DATA SHOWN —
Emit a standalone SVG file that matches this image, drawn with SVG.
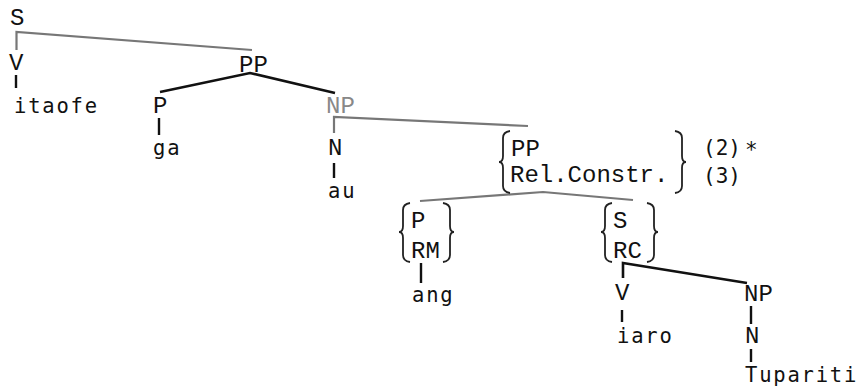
<svg xmlns="http://www.w3.org/2000/svg" width="858" height="386" viewBox="0 0 858 386">
<style>
.cat{font-family:"Courier New","Nimbus Mono PS","FreeMono","Liberation Mono",monospace;font-size:24px;fill:#111}
.gray{fill:#888}
.word{font-family:"DejaVu Sans Mono","DejaVu Sans",monospace;font-size:20.5px;letter-spacing:1.8px;fill:#111}
.num{font-family:"DejaVu Sans Mono","DejaVu Sans",monospace;font-size:21px;fill:#111}
.gl{stroke:#777;stroke-width:2.2;fill:none}
.bl{stroke:#111;stroke-width:2.6;fill:none}
.bar{stroke:#111;stroke-width:2.4;fill:none}
.brace{stroke:#222;stroke-width:1.8;fill:none}
</style>
<rect width="858" height="386" fill="#fff"/>
<g id="connectors">
<path class="gl" d="M16.5,50 L16.5,32 L252,50"/>
<path class="bar" d="M16,75 L16,88"/>
<path class="bl" d="M160,92 L250,73 L335,93"/>
<path class="bar" d="M159,118 L159,135"/>
<path class="gl" d="M334,133 L334,117 L528,126"/>
<path class="bar" d="M334,163 L334,178"/>
<path class="gl" d="M420,201 L543,192 L633,200"/>
<path class="bar" d="M421,263 L421,283"/>
<path class="bl" d="M623,278 L623,263 L747,283"/>
<path class="bar" d="M622,310 L622,322"/>
<path class="bar" d="M751,306 L751,324"/>
<path class="bar" d="M751,349 L751,362"/>
</g>
<g id="node-S"><text class="cat" x="10" y="25">S</text></g>
<g id="node-V1"><text class="cat" x="9" y="70">V</text></g>
<g id="node-itaofe"><text class="word" x="14" y="113">itaofe</text></g>
<g id="node-PP"><text class="cat" x="239" y="72">PP</text></g>
<g id="node-P"><text class="cat" x="153" y="113">P</text></g>
<g id="node-ga"><text class="word" x="153" y="155">ga</text></g>
<g id="node-NP1"><text class="cat gray" x="326" y="113">NP</text></g>
<g id="node-N1"><text class="cat" x="328" y="155">N</text></g>
<g id="node-au"><text class="word" x="328" y="198">au</text></g>
<g id="node-PPRel">
<path class="brace" d="M510,131 Q503,132 503,138 L503,156 Q503,162 499,162 Q503,162 503,168 L503,186 Q503,192 510,193"/>
<text class="cat" x="511" y="156">PP</text>
<text class="cat" x="510" y="182">Rel.Constr.</text>
<path class="brace" d="M675,131 Q682,132 682,138 L682,156 Q682,162 686,162 Q682,162 682,168 L682,186 Q682,192 675,193"/>
<text class="num" x="703" y="155">(2)</text>
<text class="num" x="745" y="157">*</text>
<text class="num" x="703" y="183">(3)</text>
</g>
<g id="node-PRM">
<path class="brace" d="M410,203 Q403,204 403,210 L403,226 Q403,232 399,232 Q403,232 403,238 L403,255 Q403,261 410,262"/>
<text class="cat" x="411" y="228">P</text>
<text class="cat" x="411" y="258">RM</text>
<path class="brace" d="M443,203 Q450,204 450,210 L450,226 Q450,232 454,232 Q450,232 450,238 L450,255 Q450,261 443,262"/>
</g>
<g id="node-ang"><text class="word" x="412" y="302">ang</text></g>
<g id="node-SRC">
<path class="brace" d="M612,203 Q605,204 605,210 L605,226 Q605,232 601,232 Q605,232 605,238 L605,255 Q605,261 612,262"/>
<text class="cat" x="613" y="228">S</text>
<text class="cat" x="613" y="258">RC</text>
<path class="brace" d="M647,203 Q654,204 654,210 L654,226 Q654,232 658,232 Q654,232 654,238 L654,255 Q654,261 647,262"/>
</g>
<g id="node-V2"><text class="cat" x="615" y="300">V</text></g>
<g id="node-iaro"><text class="word" x="617" y="343">iaro</text></g>
<g id="node-NP2"><text class="cat" x="744" y="301">NP</text></g>
<g id="node-N2"><text class="cat" x="745" y="343">N</text></g>
<g id="node-Tupariti"><text class="word" x="745" y="382">Tupariti</text></g>
</svg>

TO DO — Make an exact copy of all the material, but keep the pictures out of it.

TASK OUTPUT —
Emit a standalone SVG file that matches this image, drawn with SVG.
<svg xmlns="http://www.w3.org/2000/svg" width="858" height="386" viewBox="0 0 858 386">
<style>
.cat{font-family:"Courier New","Nimbus Mono PS","FreeMono","Liberation Mono",monospace;font-size:24px;fill:#111}
.gray{fill:#888}
.word{font-family:"DejaVu Sans Mono","DejaVu Sans",monospace;font-size:20.5px;letter-spacing:1.8px;fill:#111}
.num{font-family:"DejaVu Sans Mono","DejaVu Sans",monospace;font-size:21px;fill:#111}
.gl{stroke:#777;stroke-width:2.2;fill:none}
.bl{stroke:#111;stroke-width:2.6;fill:none}
.bar{stroke:#111;stroke-width:2.4;fill:none}
.brace{stroke:#222;stroke-width:1.8;fill:none}
</style>
<rect width="858" height="386" fill="#fff"/>
<g id="connectors">
<path class="gl" d="M16.5,50 L16.5,32 L252,50"/>
<path class="bar" d="M16,75 L16,88"/>
<path class="bl" d="M160,92 L250,73 L335,93"/>
<path class="bar" d="M159,118 L159,135"/>
<path class="gl" d="M334,133 L334,117 L528,126"/>
<path class="bar" d="M334,163 L334,178"/>
<path class="gl" d="M420,201 L543,192 L633,200"/>
<path class="bar" d="M421,263 L421,283"/>
<path class="bl" d="M623,278 L623,263 L747,283"/>
<path class="bar" d="M622,310 L622,322"/>
<path class="bar" d="M751,306 L751,324"/>
<path class="bar" d="M751,349 L751,362"/>
</g>
<g id="node-S"><text class="cat" x="10" y="25">S</text></g>
<g id="node-V1"><text class="cat" x="9" y="70">V</text></g>
<g id="node-itaofe"><text class="word" x="14" y="113">itaofe</text></g>
<g id="node-PP"><text class="cat" x="239" y="72">PP</text></g>
<g id="node-P"><text class="cat" x="153" y="113">P</text></g>
<g id="node-ga"><text class="word" x="153" y="155">ga</text></g>
<g id="node-NP1"><text class="cat gray" x="326" y="113">NP</text></g>
<g id="node-N1"><text class="cat" x="328" y="155">N</text></g>
<g id="node-au"><text class="word" x="328" y="198">au</text></g>
<g id="node-PPRel">
<path class="brace" d="M510,131 Q503,132 503,138 L503,156 Q503,162 499,162 Q503,162 503,168 L503,186 Q503,192 510,193"/>
<text class="cat" x="511" y="156">PP</text>
<text class="cat" x="510" y="182">Rel.Constr.</text>
<path class="brace" d="M675,131 Q682,132 682,138 L682,156 Q682,162 686,162 Q682,162 682,168 L682,186 Q682,192 675,193"/>
<text class="num" x="703" y="155">(2)</text>
<text class="num" x="745" y="157">*</text>
<text class="num" x="703" y="183">(3)</text>
</g>
<g id="node-PRM">
<path class="brace" d="M410,203 Q403,204 403,210 L403,226 Q403,232 399,232 Q403,232 403,238 L403,255 Q403,261 410,262"/>
<text class="cat" x="411" y="228">P</text>
<text class="cat" x="411" y="258">RM</text>
<path class="brace" d="M443,203 Q450,204 450,210 L450,226 Q450,232 454,232 Q450,232 450,238 L450,255 Q450,261 443,262"/>
</g>
<g id="node-ang"><text class="word" x="412" y="302">ang</text></g>
<g id="node-SRC">
<path class="brace" d="M612,203 Q605,204 605,210 L605,226 Q605,232 601,232 Q605,232 605,238 L605,255 Q605,261 612,262"/>
<text class="cat" x="613" y="228">S</text>
<text class="cat" x="613" y="258">RC</text>
<path class="brace" d="M647,203 Q654,204 654,210 L654,226 Q654,232 658,232 Q654,232 654,238 L654,255 Q654,261 647,262"/>
</g>
<g id="node-V2"><text class="cat" x="615" y="300">V</text></g>
<g id="node-iaro"><text class="word" x="617" y="343">iaro</text></g>
<g id="node-NP2"><text class="cat" x="744" y="301">NP</text></g>
<g id="node-N2"><text class="cat" x="745" y="343">N</text></g>
<g id="node-Tupariti"><text class="word" x="745" y="382">Tupariti</text></g>
</svg>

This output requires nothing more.